15 . Зерщиков  Феодор  Лазаревич,(1896 – 1942 ?). м.р.г. Новочеркасск. Место призыва Новочеркасский ГВК, Ростовская обл., г. Новочеркасск. Последнее место службы 9 Арм. Красноармеец. Пропал без вести  10.07.1942.
16. Зерщиков Фёдор, (1898 – 1921),младший урядник,  ст. Распопинская, Донской технический полк, умер на острове Лемнос.
 17. Зерщиков Георгий Петрович, (1902-1971), ст. Распопинская Усть-Медведицкого окр. Обл. Войска Донского,  преп. истории, в ПБ 1956.
 18. Зерщиков Михаил Потапович,  (1907 - 1941). м.р. Сталинградская область, Россия. Красноармеец, рядовой. Погиб в августе 1941 г.
 19. Зерщиков  Андрей  Иванович, (1909)..Дата и место призыва 05.05.1942 Пролетарский РВК, Ростовская обл., г. Ростов-на-Дону, Пролетарский р-н. Последнее место службы п/п 3?709.Красноармеец.Пропал без вести 03.1945.
 20.  Зерщиков Василий Андреевич, (1914 – 1984) Полный кавалер Ордена Славы и Ордена Отечественной войны 1 степени. Родился в казачьем  хуторе Орешкин  Клетского р-на Волгоградской обл  Был учителем. В Красной Армии с 1942 г. Гвардии старший сержант.
 Командир расчета 122-мм гаубицы  2.02.1944г. у с.Каменки Софиевского р-на Днепропетровской обл. уничтожил 3 пулеметные точки и свыше 10 солдат.   22.02.1944г. в бою за г.Кривой Рог прямой наводкой поразил 2 пулеметные точки и до 10 пехотинцев противника.
 23.8.1944г. в бою в районе населенного пункта Дезгинже севернее г.Комрат (Молдавия) Зерщиков в том же составе (37-я армия) артиллерийским огнем накрыл группу вражеских солдат.  26.8.1944г. отражая атаку прорвавшегося противника, прямой наводкой истребил более 10 автоматчиков.  1.12.1944г. близ г.Кёваго-Тёттеш (8 км. западнее г.Печ, Венгрия) прямой наводкой подавил 3 пулемета и уничтожил до 10 пехотинцев. 4.12.1944г. у населенного пункта Харофа (3 км. севернее г.Сигетвар, Венгрия) подавил 2 пулемета.   После войны демобилизован. Жил в г.Суровикино Волгоградской обл.   
 21. Зерщиков Юрий Стефанович, (д. р. 1947 г.), м.р. Ростов на Дону.   Первый заместитель Председателя Законодательного Собрания Ростовской области, руководитель федеральной налоговой службы Ростовской области, генерал-лейтенант, кандидат наук, орденоносец..

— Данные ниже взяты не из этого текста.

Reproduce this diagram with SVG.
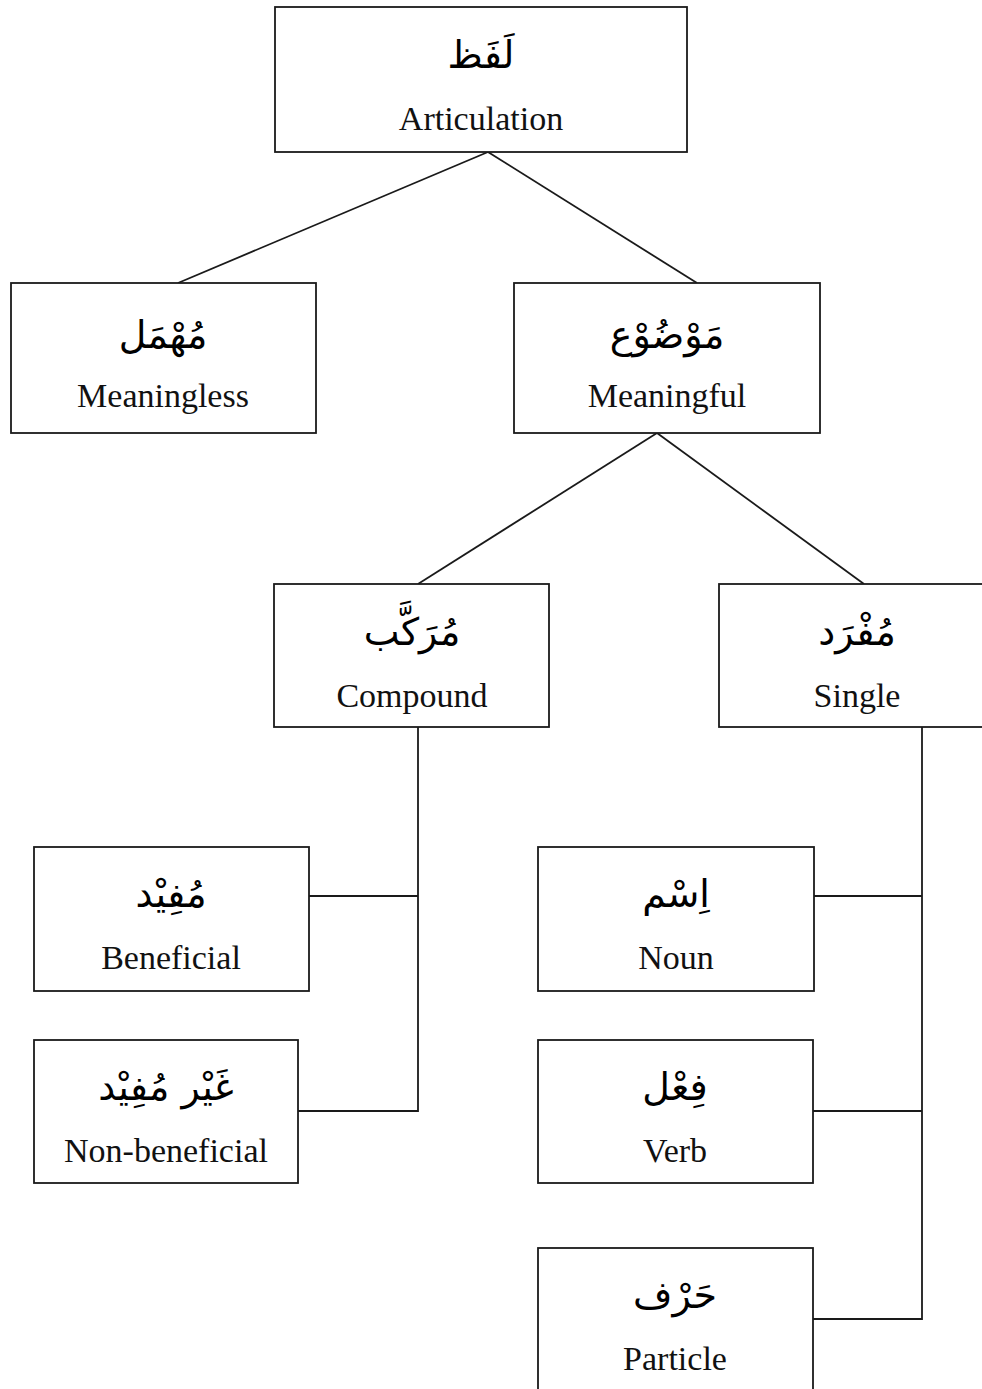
<svg xmlns="http://www.w3.org/2000/svg" width="982" height="1389" viewBox="0 0 982 1389">
<style>
.box{fill:#fff;stroke:#1a1a1a;stroke-width:1.8}
.ar{font-family:"DejaVu Sans","Noto Sans",sans-serif;font-size:38px;fill:#000;text-anchor:middle}
.en{font-family:"Liberation Serif",serif;font-size:34px;fill:#111;text-anchor:middle}
.ln{stroke:#1a1a1a;stroke-width:1.8;fill:none}
</style>
<rect width="982" height="1389" fill="#fff"/>
<g id="connectors">
<line class="ln" x1="488" y1="152" x2="178" y2="283"/>
<line class="ln" x1="488" y1="152" x2="697" y2="283"/>
<line class="ln" x1="657" y1="433" x2="418" y2="584"/>
<line class="ln" x1="657" y1="433" x2="864" y2="584"/>
<polyline class="ln" points="418,727 418,1111 298,1111"/>
<line class="ln" x1="309" y1="896" x2="418" y2="896"/>
<polyline class="ln" points="922,727 922,1319 813,1319"/>
<line class="ln" x1="814" y1="896" x2="922" y2="896"/>
<line class="ln" x1="813" y1="1111" x2="922" y2="1111"/>
</g>
<g id="n-lafz">
<rect class="box" x="275" y="7" width="412" height="145"/>
<text class="ar" x="481" y="68" direction="rtl">لَفَظ</text>
<text class="en" x="481" y="130">Articulation</text>
</g>
<g id="n-muhmal">
<rect class="box" x="11" y="283" width="305" height="150"/>
<text class="ar" x="163" y="348" direction="rtl">مُهْمَل</text>
<text class="en" x="163" y="407">Meaningless</text>
</g>
<g id="n-mawdu">
<rect class="box" x="514" y="283" width="306" height="150"/>
<text class="ar" x="667" y="348" direction="rtl">مَوْضُوْع</text>
<text class="en" x="667" y="407">Meaningful</text>
</g>
<g id="n-murakkab">
<rect class="box" x="274" y="584" width="275" height="143"/>
<text class="ar" x="412" y="645" direction="rtl">مُرَكَّب</text>
<text class="en" x="412" y="707">Compound</text>
</g>
<g id="n-mufrad">
<rect class="box" x="719" y="584" width="276" height="143"/>
<text class="ar" x="857" y="645" direction="rtl">مُفْرَد</text>
<text class="en" x="857" y="707">Single</text>
</g>
<g id="n-mufid">
<rect class="box" x="34" y="847" width="275" height="144"/>
<text class="ar" x="171" y="907" direction="rtl">مُفِيْد</text>
<text class="en" x="171" y="969">Beneficial</text>
</g>
<g id="n-ghayr-mufid">
<rect class="box" x="34" y="1040" width="264" height="143"/>
<text class="ar" x="166" y="1100" direction="rtl">غَيْر مُفِيْد</text>
<text class="en" x="166" y="1162">Non-beneficial</text>
</g>
<g id="n-ism">
<rect class="box" x="538" y="847" width="276" height="144"/>
<text class="ar" x="676" y="907" direction="rtl">اِسْم</text>
<text class="en" x="676" y="969">Noun</text>
</g>
<g id="n-fil">
<rect class="box" x="538" y="1040" width="275" height="143"/>
<text class="ar" x="675" y="1100" direction="rtl">فِعْل</text>
<text class="en" x="675" y="1162">Verb</text>
</g>
<g id="n-harf">
<rect class="box" x="538" y="1248" width="275" height="150"/>
<text class="ar" x="675" y="1308" direction="rtl">حَرْف</text>
<text class="en" x="675" y="1370">Particle</text>
</g>
</svg>
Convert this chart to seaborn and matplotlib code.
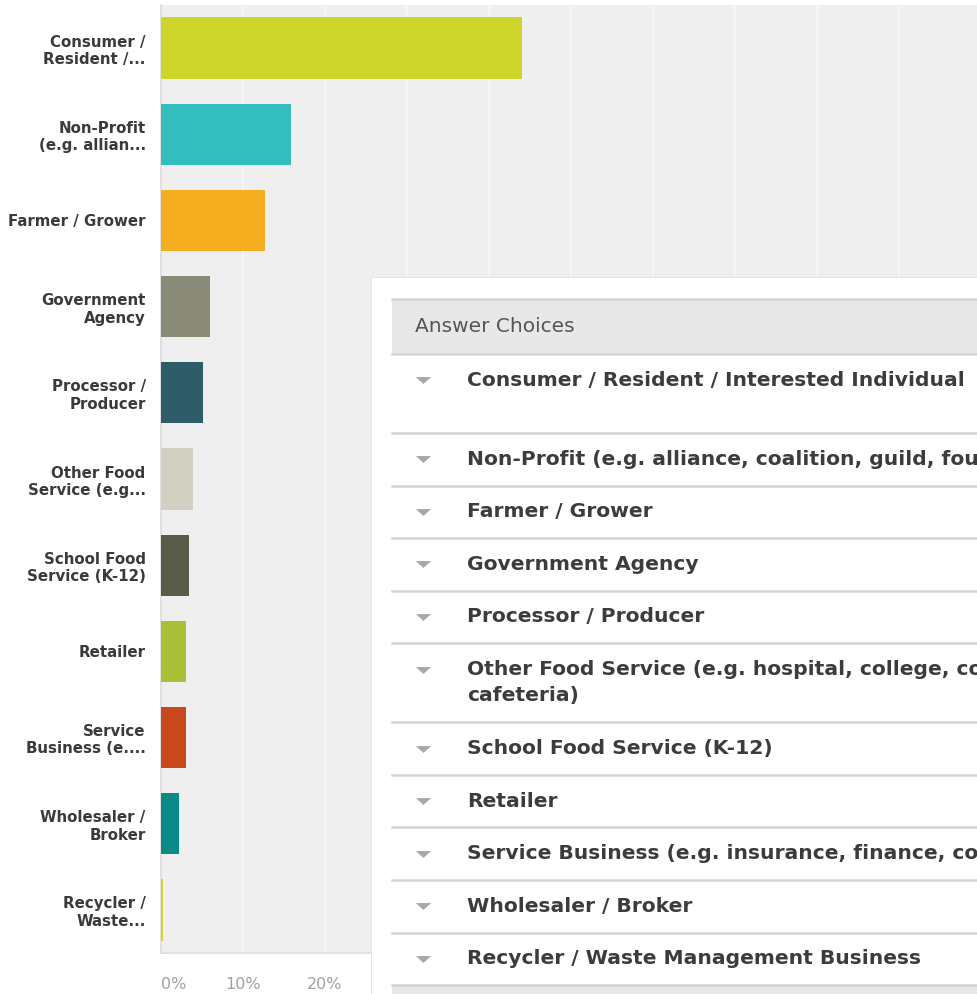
import matplotlib
matplotlib.use("Agg")
import matplotlib.pyplot as plt
import seaborn as sns
from matplotlib.patches import Rectangle

# Survey answers (percent of respondents)
categories = [
    "Consumer / Resident / Interested Individual",
    "Non-Profit (e.g. alliance, coalition, guild, foundation)",
    "Farmer / Grower",
    "Government Agency",
    "Processor / Producer",
    "Other Food Service (e.g. hospital, college, corporate\ncafeteria)",
    "School Food Service (K-12)",
    "Retailer",
    "Service Business (e.g. insurance, finance, consulting)",
    "Wholesaler / Broker",
    "Recycler / Waste Management Business",
]
axis_labels = [
    "Consumer /\nResident /...",
    "Non-Profit\n(e.g. allian...",
    "Farmer / Grower",
    "Government\nAgency",
    "Processor /\nProducer",
    "Other Food\nService (e.g...",
    "School Food\nService (K-12)",
    "Retailer",
    "Service\nBusiness (e....",
    "Wholesaler /\nBroker",
    "Recycler /\nWaste...",
]
percent = [44.0, 15.9, 12.7, 6.0, 5.1, 3.9, 3.4, 3.0, 3.0, 2.2, 0.3]
colors = ["#cdd42a", "#33bdbd", "#f5ae1f", "#8a8a78", "#2e5c68", "#d1d0c2",
          "#5b5b4a", "#a8bf38", "#c8471b", "#0b8a87", "#cdd42a"]
row_lines = [2, 1, 1, 1, 1, 2, 1, 1, 1, 1, 1]
xticks = list(range(0, 101, 10))
xtick_labels = ["0%", "10%", "20%"]  # the rest sit under the table panel

plt.rcParams["font.family"] = ["DejaVu Sans"]

W, H = 977, 994
fig = plt.figure(figsize=(W / 100, H / 100), dpi=100)
fig.patch.set_facecolor("white")

# main bar chart
ax = fig.add_axes([161 / W, 41 / H, 820 / W, 948 / H])
ax.set_facecolor("#efefef")
sns.barplot(x=percent, y=axis_labels, hue=axis_labels, palette=colors, legend=False,
            orient="h", width=0.71, saturation=1, ax=ax, zorder=3)
ax.set_xlim(0, 100)
ax.set_ylim(10.5, -0.5)
ax.set_xticks(xticks)
ax.set_xticklabels(xtick_labels + [""] * (len(xticks) - len(xtick_labels)),
                   color="#a0a0a0", fontsize=11.5)
ax.get_xticklabels()[0].set_ha("left")
ax.grid(axis="x", color="#f6f6f6", linewidth=1.3, zorder=0)
ax.set_axisbelow(True)
ax.tick_params(axis="x", length=0, pad=17)
ax.tick_params(axis="y", length=0, pad=11, labelsize=10.8, labelcolor="#3a3a3a")
for lab in ax.get_yticklabels():
    lab.set_fontweight("bold")
ax.set_xlabel("")
ax.set_ylabel("")
for side in ["top", "right"]:
    ax.spines[side].set_visible(False)
for side in ["left", "bottom"]:
    ax.spines[side].set_color("#dcdcdc")
    ax.spines[side].set_linewidth(1.2)

# white table panel overlapping the chart
px0, py0 = 371, 277
pw, ph = W - px0, H - py0
pan = fig.add_axes([px0 / W, 0, pw / W, ph / H], zorder=10)
pan.set_xlim(0, pw)
pan.set_ylim(ph, 0)
pan.set_facecolor("white")
pan.axis("off")
pan.add_patch(Rectangle((0, 0), pw + 5, ph + 5, facecolor="white", edgecolor="#e2e2e2",
                        linewidth=1.2, zorder=0))

tx0 = 21
line_c = "#d4d4d4"
tri = [(-1, 0.45), (1, 0.45), (0, -0.45)]
# header
pan.add_patch(Rectangle((tx0, 22), pw, 55, facecolor="#e8e8e8", edgecolor="none", zorder=1))
pan.plot([tx0, pw], [22, 22], color=line_c, lw=1.8, zorder=2)
pan.plot([tx0, pw], [77, 77], color=line_c, lw=1.8, zorder=2)
pan.text(44, 49.5, "Answer Choices", fontsize=14.5, color="#555555", va="center", ha="left")

unit = 26.3
y = 77
for name, n in zip(categories, row_lines):
    h = unit * (n + 1)
    lines = name.split("\n")
    pan.plot([52], [y + unit], marker=tri, markersize=11, color="#a8a8a8",
             markeredgewidth=0, zorder=3)
    for k, ln in enumerate(lines):
        pan.text(96, y + unit * (k + 1), ln, fontsize=14.6, fontweight="bold",
                 color="#3c3c3c", va="center", ha="left", zorder=3)
    y += h
    pan.plot([tx0, pw], [y, y], color=line_c, lw=1.8, zorder=2)

# footer band
pan.add_patch(Rectangle((tx0, y + 1), pw, ph - y, facecolor="#e8e8e8", edgecolor="none", zorder=1))

fig.savefig("out.png", dpi=100)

 22.Зерщиков Михаил Николаевич, (р. в 1965 г.). Южная генерирующая компания – ТГК-8,  заместитель по производству и технической политике, "Краснодарэнергоремонт", председатель Совета директоров.

 Вообще на указанной выше территории обнаружено более 200 представителей этой фамилии Наша выборка представлена лишь 30-ю. Все они казаки, и среди них донские составляют более половины (22), а во всей более чем двухсотенной выборке  донцов еще больше. Вторая по количеству группа относится к гребенским или терским казакам. Думаю, что такая концентрация Зерщиковых среди казаков Терека объясняется их миграцией с Дона вслед за начавшимися негативными преследованиями после казни донского атамана Ильи Зерщикова – от московских властей досталось не только  атаману, но и его родственникам. И, как известно, Кубань и Терек были главным местом бегства донских казаков от российских домогательств.
 Несмотря на количественную скромность представленной выборки, она все же дает возможность оценить социальный состав и, вероятно, психологический тип казаков, носящих фамилию  Зерщиков и рожденных в новейшее время, примерно, от конца XVIII до середины  XX столетия.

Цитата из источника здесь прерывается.